George Thomas Brown (30 December 1827 – 24 June 1906) was an English veterinary surgeon.

==Biography==
Brown was born in London on 30 December 1827. He was the elder son of Thomas Brown of Notting Hill Terrace, London, by his wife Grace Bryant. Colonel Sir William James Brown, K.C.B. (b. 1832), is his younger brother. George, after being educated privately, entered in 1846 the Royal Veterinary College. On 15 May 1847, he obtained his diploma and commenced veterinary practice in London. In 1850, when only twenty-three, he was appointed professor of veterinary science at the Royal Agricultural College at Cirencester, where he remained for thirteen years. A change in the administration of the college brought him back to London in 1863, though he continued to the end his association with the college as honorary professor. On the outbreak of cattle-plague in June 1865 he was appointed by the government to assist John Beart Simonds in stamping out the disease, and he remained associated with the veterinary department of the privy council until 1872, when he succeeded as chief veterinary officer. Under various titles he remained in charge of veterinary matters at the privy council office and (after 1889) at the board of agriculture until his retirement under the age clause at the end of 1893. He was made C.B. in 1887, at Queen Victoria's Jubilee, and was knighted at Osborne on 23 January 1898.

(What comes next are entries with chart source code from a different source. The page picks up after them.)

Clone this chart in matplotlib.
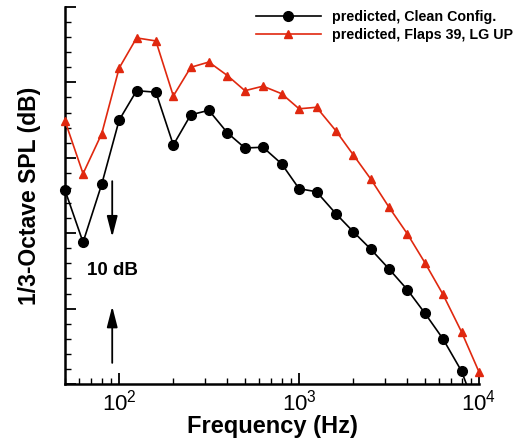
import numpy as np
import matplotlib
matplotlib.use("Agg")
import matplotlib.pyplot as plt
from matplotlib.ticker import LogLocator, MultipleLocator, NullFormatter
from matplotlib.lines import Line2D

plt.rcParams['font.family'] = ['Liberation Sans', 'DejaVu Sans']
plt.rcParams['mathtext.fontset'] = 'custom'
plt.rcParams['mathtext.rm'] = 'Liberation Sans'
plt.rcParams['mathtext.it'] = 'Liberation Sans:italic'
plt.rcParams['mathtext.bf'] = 'Liberation Sans:bold'
plt.rcParams['mathtext.default'] = 'regular'

# 1/3-octave band centre frequencies (Hz)
freq = np.array([50, 63, 80, 100, 125, 160, 200, 250, 315, 400, 500, 630, 800,
                 1000, 1250, 1600, 2000, 2500, 3150, 4000, 5000, 6300, 8000, 10000])

# predicted, Clean Config. (dB, relative scale)
spl_clean = np.array([65.7, 58.8, 66.5, 75.0, 78.9, 78.7, 71.7, 75.7, 76.3, 73.3, 71.3, 71.4, 69.2,
                      65.9, 65.5, 62.6, 60.2, 57.9, 55.3, 52.5, 49.4, 46.0, 41.7, 35.5])

# predicted, Flaps 39, LG UP (dB, relative scale)
spl_flaps = np.array([74.9, 67.9, 73.2, 81.9, 85.9, 85.5, 78.2, 82.0, 82.7, 80.9, 78.9, 79.5, 78.5,
                      76.5, 76.7, 73.6, 70.4, 67.2, 63.5, 59.9, 56.1, 51.9, 46.9, 41.6])

labels = ["predicted, Clean Config.", "predicted, Flaps 39, LG UP"]
xlabel = "Frequency (Hz)"
ylabel = "1/3-Octave SPL (dB)"
ylim = (40, 90)
xlim = (50, 10000)

red = '#e0280f'

fig = plt.figure(figsize=(5.21, 4.38), dpi=100)
ax = fig.add_axes([65/521, 1-384/438, (479-65)/521, (384-7)/438])

# lines (clipped) and markers (unclipped for in-range points)
ax.plot(freq, spl_clean, color='black', lw=1.2, zorder=3)
ax.plot(freq, spl_flaps, color=red, lw=1.2, zorder=3)
mc = (spl_clean >= ylim[0]) & (spl_clean <= ylim[1])
mf = (spl_flaps >= ylim[0]) & (spl_flaps <= ylim[1])
ax.plot(freq[mc], spl_clean[mc], 'o', color='black', ms=7, clip_on=False, zorder=4)
ax.plot(freq[mf], spl_flaps[mf], '^', color=red, ms=6, clip_on=False, zorder=4)

ax.set_xscale('log')
ax.set_xlim(*xlim)
ax.set_ylim(*ylim)

ax.xaxis.set_major_locator(LogLocator(base=10, numticks=10))
ax.xaxis.set_minor_locator(LogLocator(base=10, subs=np.arange(2, 10), numticks=20))
ax.xaxis.set_minor_formatter(NullFormatter())
ax.yaxis.set_major_locator(MultipleLocator(10))
ax.yaxis.set_minor_locator(MultipleLocator(2))
ax.set_yticklabels([])

ax.tick_params(axis='both', which='major', direction='in', length=8, width=1.3,
               labelsize=16, pad=4)
ax.tick_params(axis='both', which='minor', direction='in', length=4, width=1.0)
ax.tick_params(axis='y', which='both', left=True, right=False)
ax.tick_params(axis='x', which='both', bottom=True, top=False)

for s in ['top', 'right']:
    ax.spines[s].set_visible(False)
for s in ['left', 'bottom']:
    ax.spines[s].set_linewidth(1.8)

ax.set_xlabel(xlabel, fontsize=17, fontweight='bold')
ax.xaxis.set_label_coords(0.5, -(433 - 384) / 377)
ax.xaxis.label.set_va('baseline')
ax.set_ylabel(ylabel, fontsize=16.5, fontweight='bold')
ax.yaxis.set_label_coords(-(65 - 30) / 414, 0.5)
ax.yaxis.label.set_va('center')

# 10 dB scale arrows
xa = 91.5
ap = dict(arrowstyle='-|>,head_length=0.7,head_width=0.18', color='black', lw=1.3,
          shrinkA=0, shrinkB=0, mutation_scale=18)
ax.annotate('', xy=(xa, 59.5), xytext=(xa, 66.9), arrowprops=ap)
ax.annotate('', xy=(xa, 50.3), xytext=(xa, 42.8), arrowprops=ap)
ax.text(xa, 55.0, '10 dB', fontsize=13.5, fontweight='bold', ha='center', va='center')

handles = [Line2D([], [], color='black', lw=1.2, marker='o', ms=7),
           Line2D([], [], color=red, lw=1.2, marker='^', ms=6)]
leg = ax.legend(handles, labels, loc='upper right', bbox_to_anchor=(1.0 + 44/414, 1.0 + 7/377),
                frameon=False, prop={'weight': 'bold', 'size': 10.3},
                handlelength=4.5, handletextpad=0.8, labelspacing=0.3, borderaxespad=0.3)

fig.savefig('out.png', dpi=100)
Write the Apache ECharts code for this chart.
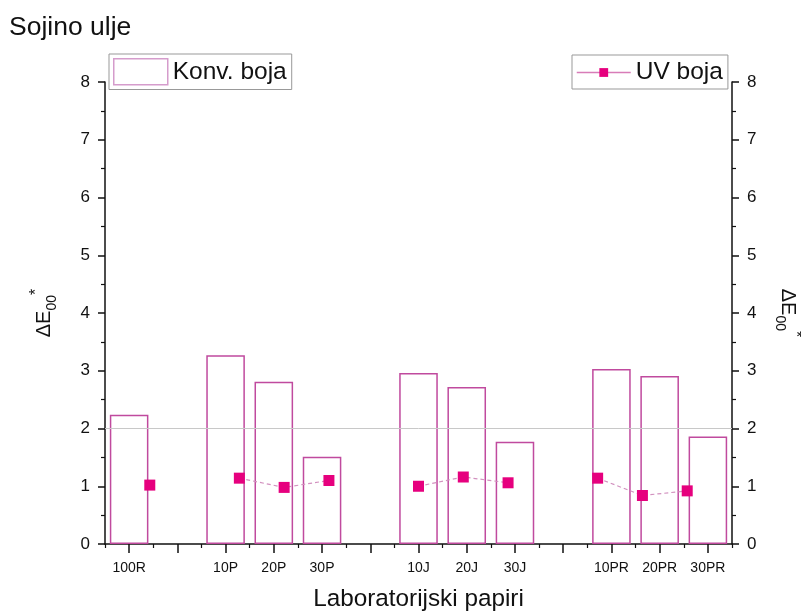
<!DOCTYPE html>
<html>
<head>
<meta charset="utf-8">
<script src="https://cdn.jsdelivr.net/npm/echarts@6/dist/echarts.min.js"></script>
<style>
html,body{margin:0;padding:0;background:#fff;overflow:hidden;width:801px;height:615px;}
#c{width:801px;height:615px;position:absolute;left:0;top:0;}
</style>
</head>
<body>
<div id="c"></div>
<script>
// ---- data ----
const categories = ['100R', '', '10P', '20P', '30P', '', '10J', '20J', '30J', '', '10PR', '20PR', '30PR'];
const konvBoja = [2.24, null, 3.27, 2.81, 1.51, null, 2.96, 2.72, 1.77, null, 3.03, 2.91, 1.86];
const uvBoja   = [1.02, null, 1.14, 0.98, 1.10, null, 1.00, 1.16, 1.06, null, 1.14, 0.84, 0.92];
const yTicks = [0, 1, 2, 3, 4, 5, 6, 7, 8];
const refLine = 2;

const FONT = '"Liberation Sans", Arial, sans-serif';
const barData = konvBoja.map(v => v === null ? '-' : v);
// UV points live on a secondary value axis: category index i sits at i+1 on a 0..14 scale
const uvData = uvBoja.map((v, i) => [i + 1, v === null ? '-' : v]);

const nameRich = {
  a: { fontSize: 20, fontFamily: FONT, color: '#111' },
  sub: { fontSize: 14, fontFamily: FONT, color: '#111', verticalAlign: 'bottom', lineHeight: 30, padding: [8, 0, 0, 0] },
  sup: { fontSize: 16, fontFamily: FONT, color: '#111', verticalAlign: 'top', lineHeight: 30 }
};

const chart = echarts.init(document.getElementById('c'), null, { renderer: 'canvas', width: 801, height: 615 });
chart.setOption({
  animation: false,
  backgroundColor: '#fff',
  textStyle: { fontFamily: FONT },
  title: {
    text: 'Sojino ulje', left: 4, top: 9,
    textStyle: { fontSize: 26.5, fontWeight: 'normal', color: '#111', fontFamily: FONT }
  },
  legend: [
    {
      data: ['Konv. boja'], left: 109, top: 54, orient: 'horizontal',
      icon: 'rect', itemWidth: 54, itemHeight: 26, itemGap: 5,
      padding: [4, 5, 4, 4], borderColor: '#999', borderWidth: 1,
      itemStyle: { borderColor: '#d59ccc', borderWidth: 1.5 },
      textStyle: { fontSize: 24.5, color: '#111', fontFamily: FONT }
    },
    {
      data: ['UV boja'], left: 572, top: 55,
      itemWidth: 54, itemHeight: 11, itemGap: 6,
      padding: [5, 5, 4, 4], borderColor: '#999', borderWidth: 1,
      lineStyle: { type: 'solid', width: 1.5, color: '#d87cb8' },
      textStyle: { fontSize: 24.5, color: '#111', fontFamily: FONT }
    }
  ],
  grid: { left: 105, right: 69, top: 82, bottom: 71, containLabel: false, outerBoundsMode: 'none' },
  xAxis: [
    {
      type: 'category', data: categories, position: 'bottom', boundaryGap: true,
      name: 'Laboratorijski papiri', nameLocation: 'middle', nameGap: 43,
      nameTextStyle: { fontSize: 24.3, color: '#111', fontFamily: FONT },
      axisLine: { show: true, lineStyle: { color: '#111', width: 1.5 } },
      axisTick: { show: true, alignWithLabel: true, length: 9, lineStyle: { color: '#111', width: 1.5 } },
      axisLabel: { show: true, interval: 0, fontSize: 14, color: '#111', margin: 17, fontFamily: FONT },
      splitLine: { show: false }
    },
    {
      type: 'category', data: categories, position: 'bottom', boundaryGap: true,
      axisLine: { show: false },
      axisTick: { show: true, alignWithLabel: false, interval: 0, length: 4, lineStyle: { color: '#111', width: 1.2 } },
      axisLabel: { show: false },
      splitLine: { show: false }
    },
    {
      type: 'value', min: 0, max: 14, show: false
    }
  ],
  yAxis: [
    {
      type: 'value', position: 'left', min: yTicks[0], max: yTicks[yTicks.length - 1], interval: 1,
      name: '{a|ΔE}{sub|00}{sup|*}', nameLocation: 'middle', nameGap: 46, nameRotate: 90,
      nameTextStyle: { rich: nameRich },
      axisLine: { show: true, lineStyle: { color: '#111', width: 1.5 } },
      axisTick: { show: true, length: 7, lineStyle: { color: '#111', width: 1.5 } },
      minorTick: { show: true, splitNumber: 2, length: 4, lineStyle: { color: '#111', width: 1.2 } },
      axisLabel: { fontSize: 17, color: '#111', margin: 15, fontFamily: FONT },
      splitLine: { show: false }
    },
    {
      type: 'value', position: 'right', min: yTicks[0], max: yTicks[yTicks.length - 1], interval: 1,
      name: '{a|ΔE}{sub|00}{sup|*}', nameLocation: 'middle', nameGap: 41, nameRotate: -90,
      nameTextStyle: { rich: nameRich },
      axisLine: { show: true, lineStyle: { color: '#111', width: 1.5 } },
      axisTick: { show: true, length: 7, lineStyle: { color: '#111', width: 1.5 } },
      minorTick: { show: true, splitNumber: 2, length: 4, lineStyle: { color: '#111', width: 1.2 } },
      axisLabel: { fontSize: 17, color: '#111', margin: 15, fontFamily: FONT },
      splitLine: { show: false }
    }
  ],
  series: [
    {
      name: 'Konv. boja', type: 'bar', xAxisIndex: 0, yAxisIndex: 0,
      data: barData, barWidth: '80%',
      itemStyle: { color: 'rgba(255,255,255,0)', borderColor: '#c04a9e', borderWidth: 1.5 },
      markLine: {
        silent: true, symbol: 'none', label: { show: false },
        lineStyle: { color: '#c8c8c8', width: 1, type: 'solid' },
        data: [{ yAxis: refLine }]
      },
      z: 2
    },
    {
      name: 'UV boja', type: 'line', xAxisIndex: 2, yAxisIndex: 1,
      data: uvData, connectNulls: false,
      symbol: 'rect', symbolSize: 11,
      itemStyle: { color: '#e6007e' },
      lineStyle: { color: '#d291bf', width: 1.2, type: [4, 3] },
      z: 3
    }
  ]
});
</script>
</body>
</html>
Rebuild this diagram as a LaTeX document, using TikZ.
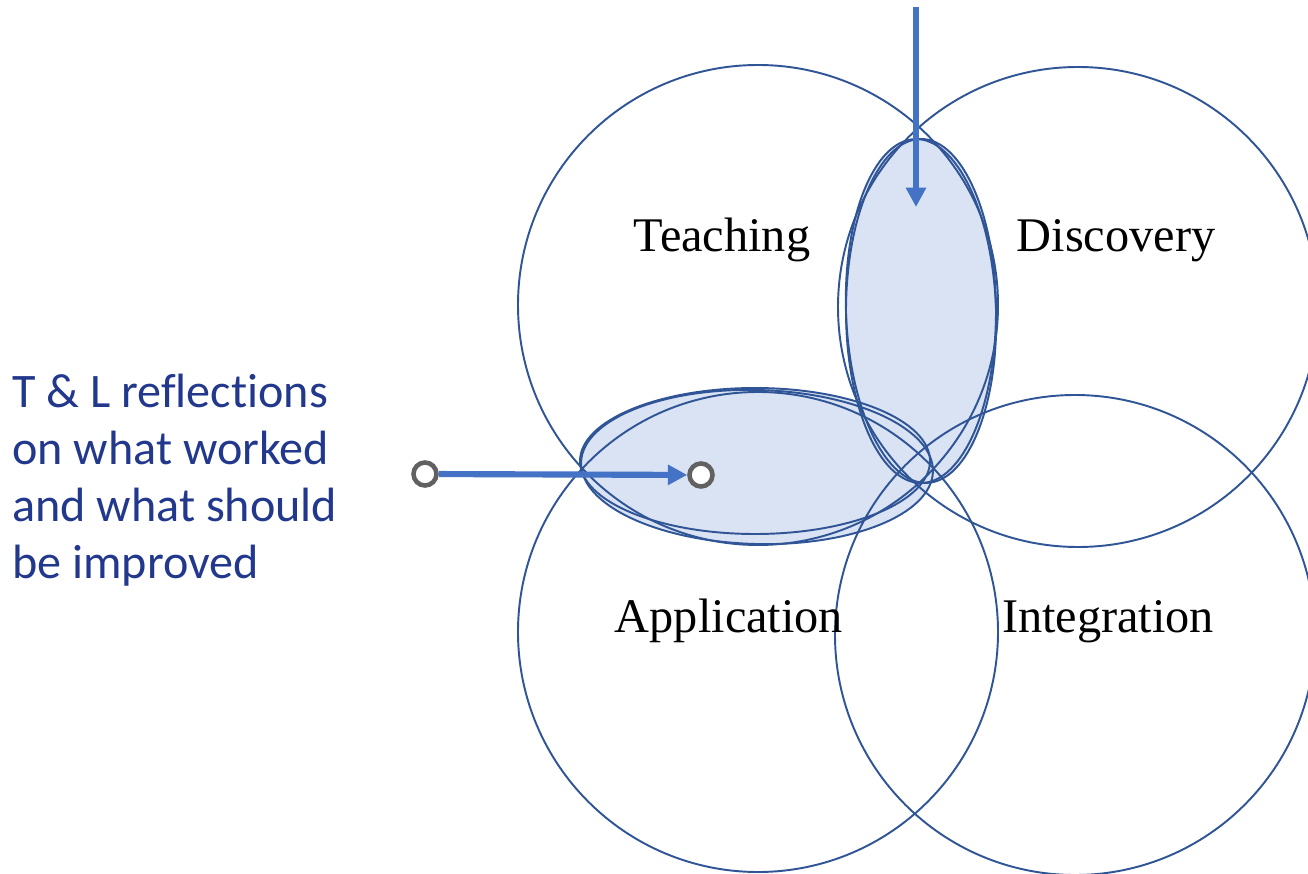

In addition to his official labours, Brown was from 1881 professor of cattle pathology at the Royal Veterinary College, and from 1888 to 1894 was principal. He was also an examiner of the Royal College of Veterinary Surgeons (the examining body), and became president in 1893. In December 1862 he joined the Royal Agricultural Society of England, of which he was elected an honorary member on 1 May 1878, and was consulting veterinary surgeon. Brown edited in 1862 'Harley and Brown's Histology,' and in 1885 published 'Animal Life in the Farm.' Otherwise his contributions to professional literature mainly consisted of reports to his department and of articles in the 'Journals' of the Royal and Bath and West of England agricultural societies, bodies which he greatly assisted with his sound and clearly expressed advice. His addresses to the students of the Royal Veterinary College were models of style. He was a fluent and forcible speaker, and a strong and fearless administrator. Successive presidents of his department bore testimony to his merits as an official at times of outbreak of animal disease.

After his resignation from the board of agriculture he lived in retirement at Stanmore, where he died on 24 June 1906, and was buried. He married in 1860 Margaret, daughter of James Smith of Stroud, by whom he had two sons and three daughters.